| Task |
Output the lines exactly, from the one where "Generate a Python" appears through the one where "estilo = dict(color='black', lw=1.4, marker='x', ms=8, mew=1.0)" appears. Images are left out.

BEGIN Listed entries

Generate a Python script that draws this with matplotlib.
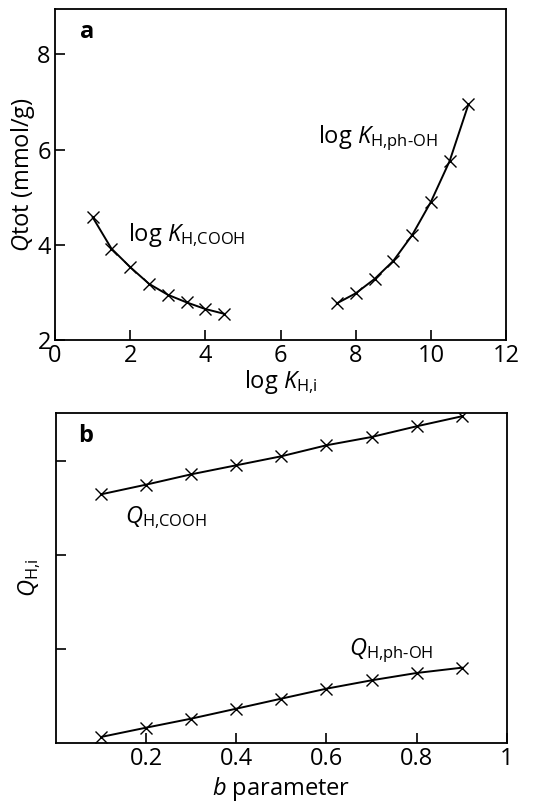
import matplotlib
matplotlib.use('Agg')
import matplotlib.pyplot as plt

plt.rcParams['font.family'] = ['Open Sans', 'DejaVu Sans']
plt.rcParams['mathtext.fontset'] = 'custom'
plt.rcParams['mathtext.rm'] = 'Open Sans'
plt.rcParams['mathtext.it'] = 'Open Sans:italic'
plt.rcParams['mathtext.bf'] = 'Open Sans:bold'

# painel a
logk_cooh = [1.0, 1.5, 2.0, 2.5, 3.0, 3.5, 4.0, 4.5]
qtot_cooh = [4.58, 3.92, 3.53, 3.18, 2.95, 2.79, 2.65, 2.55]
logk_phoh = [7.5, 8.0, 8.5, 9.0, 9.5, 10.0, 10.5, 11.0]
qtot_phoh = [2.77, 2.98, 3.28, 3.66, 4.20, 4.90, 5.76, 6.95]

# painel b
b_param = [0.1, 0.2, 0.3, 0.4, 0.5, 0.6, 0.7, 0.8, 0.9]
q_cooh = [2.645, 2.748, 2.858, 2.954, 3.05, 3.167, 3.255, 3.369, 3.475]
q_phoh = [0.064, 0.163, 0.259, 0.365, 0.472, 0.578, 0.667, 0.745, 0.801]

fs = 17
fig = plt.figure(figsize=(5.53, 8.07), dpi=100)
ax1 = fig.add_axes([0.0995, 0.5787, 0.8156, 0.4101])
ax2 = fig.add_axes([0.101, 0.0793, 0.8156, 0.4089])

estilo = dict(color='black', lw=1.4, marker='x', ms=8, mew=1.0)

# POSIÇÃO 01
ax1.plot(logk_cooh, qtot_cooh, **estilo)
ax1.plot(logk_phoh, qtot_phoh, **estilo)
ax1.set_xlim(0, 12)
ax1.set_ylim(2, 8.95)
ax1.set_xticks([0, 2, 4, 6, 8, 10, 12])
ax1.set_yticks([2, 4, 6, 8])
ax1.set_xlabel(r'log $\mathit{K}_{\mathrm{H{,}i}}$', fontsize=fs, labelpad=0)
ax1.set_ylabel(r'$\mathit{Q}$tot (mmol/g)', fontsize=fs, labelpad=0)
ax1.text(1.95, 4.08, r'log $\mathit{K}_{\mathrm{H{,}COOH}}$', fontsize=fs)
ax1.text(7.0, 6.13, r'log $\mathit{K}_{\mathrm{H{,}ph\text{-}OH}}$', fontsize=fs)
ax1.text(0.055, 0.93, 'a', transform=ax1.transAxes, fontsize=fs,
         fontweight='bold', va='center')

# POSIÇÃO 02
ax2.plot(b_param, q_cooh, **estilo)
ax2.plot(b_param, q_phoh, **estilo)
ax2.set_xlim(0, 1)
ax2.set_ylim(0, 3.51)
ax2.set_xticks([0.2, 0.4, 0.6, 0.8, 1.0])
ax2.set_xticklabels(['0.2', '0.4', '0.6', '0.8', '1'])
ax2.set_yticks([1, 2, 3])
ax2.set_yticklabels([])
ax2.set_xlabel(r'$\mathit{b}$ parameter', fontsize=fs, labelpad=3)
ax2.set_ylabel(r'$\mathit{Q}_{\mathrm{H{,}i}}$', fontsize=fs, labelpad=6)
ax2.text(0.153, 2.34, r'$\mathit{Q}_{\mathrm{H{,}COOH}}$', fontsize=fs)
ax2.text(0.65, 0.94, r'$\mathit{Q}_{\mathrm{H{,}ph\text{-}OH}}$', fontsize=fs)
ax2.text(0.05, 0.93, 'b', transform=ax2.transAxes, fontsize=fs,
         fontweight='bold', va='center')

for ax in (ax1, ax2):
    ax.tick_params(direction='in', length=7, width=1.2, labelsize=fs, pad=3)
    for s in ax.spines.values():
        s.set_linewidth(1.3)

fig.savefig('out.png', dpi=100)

END Listed entries
BEGIN Listed entries

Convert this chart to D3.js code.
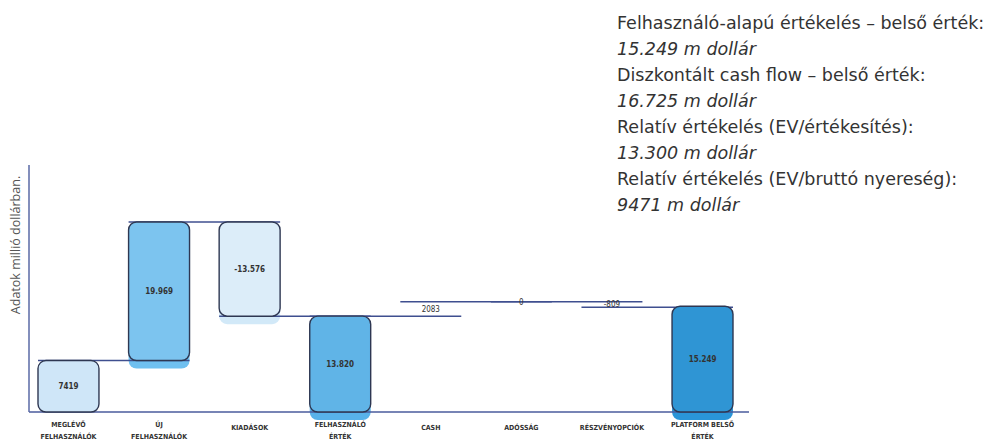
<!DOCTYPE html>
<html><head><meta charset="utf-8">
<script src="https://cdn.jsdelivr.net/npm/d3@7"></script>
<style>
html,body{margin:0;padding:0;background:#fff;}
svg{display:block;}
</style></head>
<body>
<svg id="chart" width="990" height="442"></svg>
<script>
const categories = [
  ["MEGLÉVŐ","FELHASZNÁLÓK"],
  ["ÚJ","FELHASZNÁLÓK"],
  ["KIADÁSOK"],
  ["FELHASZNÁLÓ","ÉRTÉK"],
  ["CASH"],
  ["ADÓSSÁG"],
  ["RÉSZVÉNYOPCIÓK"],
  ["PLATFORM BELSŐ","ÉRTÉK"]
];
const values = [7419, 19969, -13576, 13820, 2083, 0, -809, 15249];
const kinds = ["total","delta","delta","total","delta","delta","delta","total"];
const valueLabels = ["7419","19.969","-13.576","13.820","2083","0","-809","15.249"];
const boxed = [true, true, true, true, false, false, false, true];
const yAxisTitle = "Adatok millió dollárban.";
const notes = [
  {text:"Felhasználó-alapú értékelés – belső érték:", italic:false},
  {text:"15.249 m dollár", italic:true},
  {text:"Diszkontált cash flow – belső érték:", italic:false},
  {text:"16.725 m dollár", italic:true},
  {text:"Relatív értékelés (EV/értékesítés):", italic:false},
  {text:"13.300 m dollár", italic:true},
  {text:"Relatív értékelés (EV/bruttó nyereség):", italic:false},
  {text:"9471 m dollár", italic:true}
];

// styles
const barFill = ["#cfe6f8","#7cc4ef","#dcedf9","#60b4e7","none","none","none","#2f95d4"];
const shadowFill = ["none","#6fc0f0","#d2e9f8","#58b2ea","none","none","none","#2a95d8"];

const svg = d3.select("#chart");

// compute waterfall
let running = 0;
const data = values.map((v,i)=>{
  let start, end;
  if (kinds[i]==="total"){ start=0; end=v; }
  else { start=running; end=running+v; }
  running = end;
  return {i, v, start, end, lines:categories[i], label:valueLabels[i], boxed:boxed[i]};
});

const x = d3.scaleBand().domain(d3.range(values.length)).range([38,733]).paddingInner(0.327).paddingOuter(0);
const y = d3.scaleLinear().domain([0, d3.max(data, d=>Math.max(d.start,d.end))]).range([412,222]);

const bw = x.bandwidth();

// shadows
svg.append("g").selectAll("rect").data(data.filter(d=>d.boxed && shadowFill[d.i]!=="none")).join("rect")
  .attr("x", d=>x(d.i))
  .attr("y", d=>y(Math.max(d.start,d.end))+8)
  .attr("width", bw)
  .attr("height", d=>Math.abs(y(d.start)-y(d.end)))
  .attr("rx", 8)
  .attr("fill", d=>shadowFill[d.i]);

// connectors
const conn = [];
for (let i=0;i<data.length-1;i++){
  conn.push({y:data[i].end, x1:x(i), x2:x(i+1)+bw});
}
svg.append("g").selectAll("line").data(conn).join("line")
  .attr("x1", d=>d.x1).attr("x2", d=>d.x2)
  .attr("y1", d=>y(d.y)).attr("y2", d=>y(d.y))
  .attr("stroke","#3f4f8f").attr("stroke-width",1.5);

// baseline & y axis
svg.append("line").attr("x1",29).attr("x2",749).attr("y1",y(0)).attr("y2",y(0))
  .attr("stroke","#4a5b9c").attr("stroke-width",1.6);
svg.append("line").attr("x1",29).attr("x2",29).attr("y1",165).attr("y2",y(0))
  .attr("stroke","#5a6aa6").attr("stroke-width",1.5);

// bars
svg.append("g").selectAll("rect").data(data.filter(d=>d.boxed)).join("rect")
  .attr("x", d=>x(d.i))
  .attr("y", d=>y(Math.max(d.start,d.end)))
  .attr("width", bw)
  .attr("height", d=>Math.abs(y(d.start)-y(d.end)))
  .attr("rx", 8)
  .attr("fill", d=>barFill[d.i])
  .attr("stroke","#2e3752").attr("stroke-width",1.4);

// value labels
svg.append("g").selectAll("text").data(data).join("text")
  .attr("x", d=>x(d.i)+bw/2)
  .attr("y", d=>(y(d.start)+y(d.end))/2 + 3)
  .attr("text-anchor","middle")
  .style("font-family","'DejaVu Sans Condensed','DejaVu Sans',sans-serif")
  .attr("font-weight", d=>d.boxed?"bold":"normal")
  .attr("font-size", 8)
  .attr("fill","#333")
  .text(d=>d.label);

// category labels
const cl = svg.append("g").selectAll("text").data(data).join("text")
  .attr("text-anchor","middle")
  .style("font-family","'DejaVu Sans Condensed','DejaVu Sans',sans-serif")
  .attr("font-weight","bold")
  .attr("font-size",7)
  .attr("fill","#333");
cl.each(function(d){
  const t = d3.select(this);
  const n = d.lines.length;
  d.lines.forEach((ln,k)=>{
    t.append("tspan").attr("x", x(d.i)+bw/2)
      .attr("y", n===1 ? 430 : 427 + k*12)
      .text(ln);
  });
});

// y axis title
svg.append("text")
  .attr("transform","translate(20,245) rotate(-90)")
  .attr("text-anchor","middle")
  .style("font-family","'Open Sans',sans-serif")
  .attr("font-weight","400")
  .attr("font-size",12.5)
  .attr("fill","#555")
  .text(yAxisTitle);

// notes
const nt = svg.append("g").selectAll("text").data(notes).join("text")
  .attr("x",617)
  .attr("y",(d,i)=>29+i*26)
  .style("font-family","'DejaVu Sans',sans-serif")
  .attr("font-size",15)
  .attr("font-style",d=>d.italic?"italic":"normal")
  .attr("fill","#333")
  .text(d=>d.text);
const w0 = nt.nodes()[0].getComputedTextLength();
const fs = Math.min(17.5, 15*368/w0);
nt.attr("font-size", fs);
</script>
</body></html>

END Listed entries

| Response to this task |
Generate a Python script that draws this with matplotlib.
import matplotlib
matplotlib.use('Agg')
import matplotlib.pyplot as plt

plt.rcParams['font.family'] = ['Open Sans', 'DejaVu Sans']
plt.rcParams['mathtext.fontset'] = 'custom'
plt.rcParams['mathtext.rm'] = 'Open Sans'
plt.rcParams['mathtext.it'] = 'Open Sans:italic'
plt.rcParams['mathtext.bf'] = 'Open Sans:bold'

# painel a
logk_cooh = [1.0, 1.5, 2.0, 2.5, 3.0, 3.5, 4.0, 4.5]
qtot_cooh = [4.58, 3.92, 3.53, 3.18, 2.95, 2.79, 2.65, 2.55]
logk_phoh = [7.5, 8.0, 8.5, 9.0, 9.5, 10.0, 10.5, 11.0]
qtot_phoh = [2.77, 2.98, 3.28, 3.66, 4.20, 4.90, 5.76, 6.95]

# painel b
b_param = [0.1, 0.2, 0.3, 0.4, 0.5, 0.6, 0.7, 0.8, 0.9]
q_cooh = [2.645, 2.748, 2.858, 2.954, 3.05, 3.167, 3.255, 3.369, 3.475]
q_phoh = [0.064, 0.163, 0.259, 0.365, 0.472, 0.578, 0.667, 0.745, 0.801]

fs = 17
fig = plt.figure(figsize=(5.53, 8.07), dpi=100)
ax1 = fig.add_axes([0.0995, 0.5787, 0.8156, 0.4101])
ax2 = fig.add_axes([0.101, 0.0793, 0.8156, 0.4089])

estilo = dict(color='black', lw=1.4, marker='x', ms=8, mew=1.0)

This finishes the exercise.